One of the men was a kind of exemplary average. He could have walked all day on a hundred streets without being particularly noticed or remembered at all, and even now, in the dark alley, he was not impressive, except that he was, in his implicit purpose, a threat. The other man was, on the other hand, a monstrous deviation from the average. He was the result of a terrible joke played by a gland on an organism, and if he had walked one street for one-half of one hour, he would have been noticed and remembered reluctantly by everyone he met. His appearance was brutish. Huge head with jutting stony jaw. Enormous hands and feet that swung and shuffled with a suggestion of anthropoid power. The total effect was one of deformity, distortion and disproportion of bones, and there was a name for it, this glandular joke, but Joe couldn’t think of the name or precise cause, only that the soft bones of extremities continued to grow when other bones did not.

“Hello, Lover,” the monstrous man said. “We thought you were never coming. We waited and waited and we thought you were never coming.”

He pronounced the term of endearment lingeringly, fondling it with his tongue as if he were loathe to release it, laughing softly afterward as if it were a joke at least as good as the one that had been played by a gland on him. Average laughed too, a brief burst of air that was more like a snort than an expression of amusement

“Cupid’s a comedian,” he said. “Always with the humor, that’s Cupid. You’ll like him.”

Joe stepped back, trying to release his arms from the hands that held them, but he was not strong, could not hope to prevail or even compete, not even with the unusual strength that is created by the strange chemistry of fear.

“What do you want?” he said.

“You, Lover,” Average said. “Like Cupid told you, we been waiting and waiting.”

“Why? What do you want with me?”

“Well, it seems you been a bad boy. It seems you been keeping company you had no business keeping, and someone figures you ought to be ashamed of yourself. Someone figures you ought to be taught what happens to bad boys who keep the wrong company.”

Cupid lifted his enormous free hand and cupped it beneath Joe’s chin, tipping the head back and looking down into the tilted face with an expression that was a caricature of affection. His voice was an incongruous croon.

“I like you,” he said. “We’re going to be good friends. Lover and Cupid are going to get along fine.”
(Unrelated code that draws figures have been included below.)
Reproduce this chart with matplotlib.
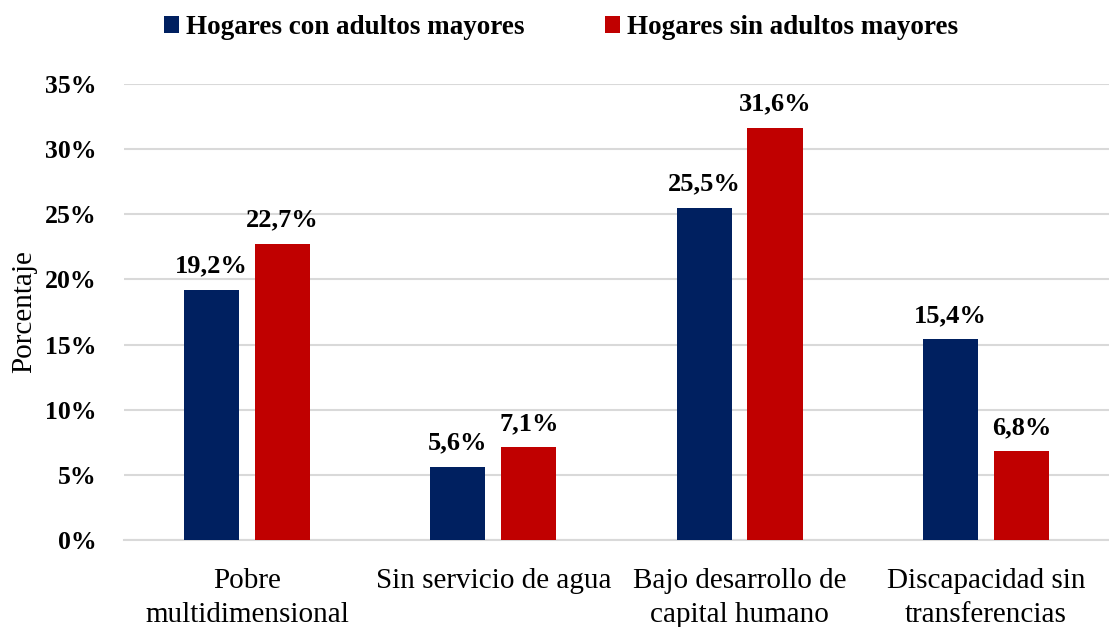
import numpy as np
import matplotlib.pyplot as plt
from matplotlib.ticker import FuncFormatter

# Datos
categorias = ["Pobre\nmultidimensional", "Sin servicio de agua",
              "Bajo desarrollo de\ncapital humano", "Discapacidad sin\ntransferencias"]
con_adultos = [19.2, 5.6, 25.5, 15.4]
sin_adultos = [22.7, 7.1, 31.6, 6.8]
series = ["Hogares con adultos mayores", "Hogares sin adultos mayores"]

plt.rcParams['font.family'] = ['Liberation Serif', 'DejaVu Serif']

azul = "#002060"
rojo = "#C00000"

fig = plt.figure(figsize=(11.09, 6.27), dpi=100)
ax = fig.add_axes([0.1118, 0.1388, 0.8882, 0.7272])

x = np.arange(len(categorias))
ancho = 0.224
desp = 0.144
b1 = ax.bar(x - desp, con_adultos, ancho, color=azul, label=series[0], zorder=3)
b2 = ax.bar(x + desp, sin_adultos, ancho, color=rojo, label=series[1], zorder=3)

# Etiquetas de valor
for barras, vals in [(b1, con_adultos), (b2, sin_adultos)]:
    for b, v in zip(barras, vals):
        ax.annotate(f"{v:.1f}%".replace(".", ","),
                    (b.get_x() + b.get_width() / 2, v),
                    xytext=(0, 9), textcoords="offset points",
                    ha="center", va="bottom", fontsize=19, fontweight="bold")

ax.set_xlim(-0.5, 3.5)
ax.set_ylim(0, 35)
ax.set_yticks(np.arange(0, 36, 5))
ax.yaxis.set_major_formatter(FuncFormatter(lambda v, p: f"{int(v)}%"))
ax.set_xticks(x)
ax.set_xticklabels(categorias, fontsize=21, linespacing=1.4)

for lab in ax.get_yticklabels():
    lab.set_fontsize(18.5)
    lab.set_fontweight("bold")

ax.grid(axis="y", color="#d9d9d9", linewidth=1.5, zorder=0)
for s in ["top", "right", "left"]:
    ax.spines[s].set_visible(False)
ax.spines["bottom"].set_color("#d9d9d9")
ax.spines["bottom"].set_linewidth(1.5)
ax.tick_params(axis="both", length=0)
ax.tick_params(axis="x", pad=20)
ax.tick_params(axis="y", pad=20)

ax.set_ylabel("Porcentaje", fontsize=21)
ax.yaxis.set_label_coords(-0.088, 0.5)

fig.legend(loc="upper center", bbox_to_anchor=(0.506, 1.015), ncol=2, frameon=False,
           prop={"size": 19.5, "weight": "bold"}, handlelength=0.55, handleheight=0.55,
           handletextpad=0.25, columnspacing=3.0)

plt.savefig("out.png", dpi=100)
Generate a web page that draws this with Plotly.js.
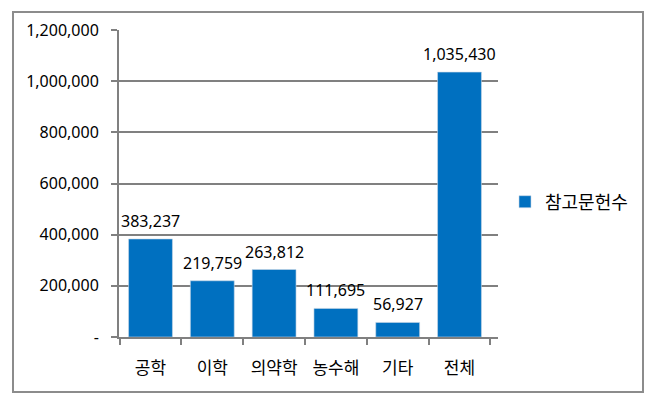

Average laughed again, the explosive snort, and Joe felt shriveled and incredibly old and sick with shame, knowing now that what he had thought was dead had yet to be killed. Park Avenue ending in an alley. After the North Shore and Connecticut, violence and degradation in some dark corner. Most shameful of all in the evaluation of himself, a fear of physical pain that he had never accorded the anticipation of death. Despite this, aware of what was certainly coming, he felt a desperate and inconsistent urgency to get it over with as quickly as possible.